Your task. Identify all lines of the data containing the string "this" and copy them.
──────── Records for processing ────────
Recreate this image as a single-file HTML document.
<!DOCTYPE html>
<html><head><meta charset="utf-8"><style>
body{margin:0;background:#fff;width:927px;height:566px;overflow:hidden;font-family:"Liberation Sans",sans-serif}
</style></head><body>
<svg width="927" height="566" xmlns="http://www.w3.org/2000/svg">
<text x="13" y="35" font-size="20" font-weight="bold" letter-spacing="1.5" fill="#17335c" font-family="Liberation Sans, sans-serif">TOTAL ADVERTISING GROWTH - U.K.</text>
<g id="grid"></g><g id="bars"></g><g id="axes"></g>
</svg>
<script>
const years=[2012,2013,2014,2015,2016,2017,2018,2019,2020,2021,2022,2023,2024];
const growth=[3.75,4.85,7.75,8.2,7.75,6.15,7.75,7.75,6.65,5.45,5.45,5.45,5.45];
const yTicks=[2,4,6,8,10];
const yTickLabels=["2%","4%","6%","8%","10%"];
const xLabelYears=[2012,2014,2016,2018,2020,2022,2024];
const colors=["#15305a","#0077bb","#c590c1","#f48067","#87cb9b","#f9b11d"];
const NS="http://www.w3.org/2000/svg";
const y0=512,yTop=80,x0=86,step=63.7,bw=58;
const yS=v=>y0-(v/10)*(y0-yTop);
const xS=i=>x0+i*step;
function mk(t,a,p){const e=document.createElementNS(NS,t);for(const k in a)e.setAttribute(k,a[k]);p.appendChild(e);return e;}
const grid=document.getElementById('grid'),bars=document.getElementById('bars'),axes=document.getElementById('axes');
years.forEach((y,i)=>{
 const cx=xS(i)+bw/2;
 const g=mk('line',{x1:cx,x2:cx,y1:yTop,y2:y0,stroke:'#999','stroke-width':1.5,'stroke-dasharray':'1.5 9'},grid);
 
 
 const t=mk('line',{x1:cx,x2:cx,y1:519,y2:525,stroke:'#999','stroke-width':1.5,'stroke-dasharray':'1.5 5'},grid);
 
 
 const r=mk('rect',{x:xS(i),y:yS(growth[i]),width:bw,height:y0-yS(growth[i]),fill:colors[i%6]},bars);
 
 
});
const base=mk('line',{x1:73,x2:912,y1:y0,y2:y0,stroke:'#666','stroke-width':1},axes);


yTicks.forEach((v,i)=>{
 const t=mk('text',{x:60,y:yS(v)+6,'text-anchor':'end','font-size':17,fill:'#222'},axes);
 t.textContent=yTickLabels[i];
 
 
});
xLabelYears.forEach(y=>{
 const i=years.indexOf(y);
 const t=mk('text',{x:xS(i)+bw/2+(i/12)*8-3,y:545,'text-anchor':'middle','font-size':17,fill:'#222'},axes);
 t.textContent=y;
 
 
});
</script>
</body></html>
────────
──────── Records for processing ────────
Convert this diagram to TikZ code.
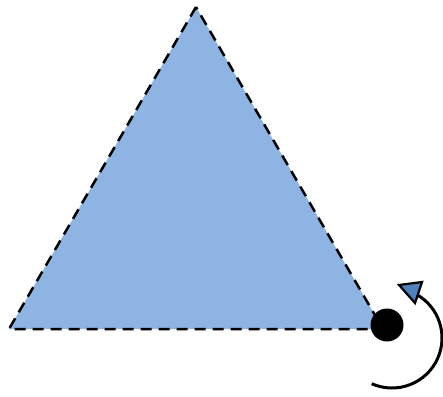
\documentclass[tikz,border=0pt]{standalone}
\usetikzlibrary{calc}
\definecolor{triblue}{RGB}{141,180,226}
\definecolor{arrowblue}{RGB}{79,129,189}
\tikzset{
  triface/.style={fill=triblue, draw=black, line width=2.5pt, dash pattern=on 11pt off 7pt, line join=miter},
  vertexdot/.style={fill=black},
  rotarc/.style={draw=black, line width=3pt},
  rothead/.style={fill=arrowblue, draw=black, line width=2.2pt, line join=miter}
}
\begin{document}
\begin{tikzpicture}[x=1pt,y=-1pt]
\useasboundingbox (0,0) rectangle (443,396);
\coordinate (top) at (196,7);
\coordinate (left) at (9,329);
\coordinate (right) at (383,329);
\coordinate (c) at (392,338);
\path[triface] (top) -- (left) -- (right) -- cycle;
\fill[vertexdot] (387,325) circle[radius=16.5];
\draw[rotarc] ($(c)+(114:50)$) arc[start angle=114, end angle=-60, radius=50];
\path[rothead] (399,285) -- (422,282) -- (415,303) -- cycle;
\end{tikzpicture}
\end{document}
────────
Written response.
Recreate this image as a single-file HTML document.
Convert this diagram to TikZ code.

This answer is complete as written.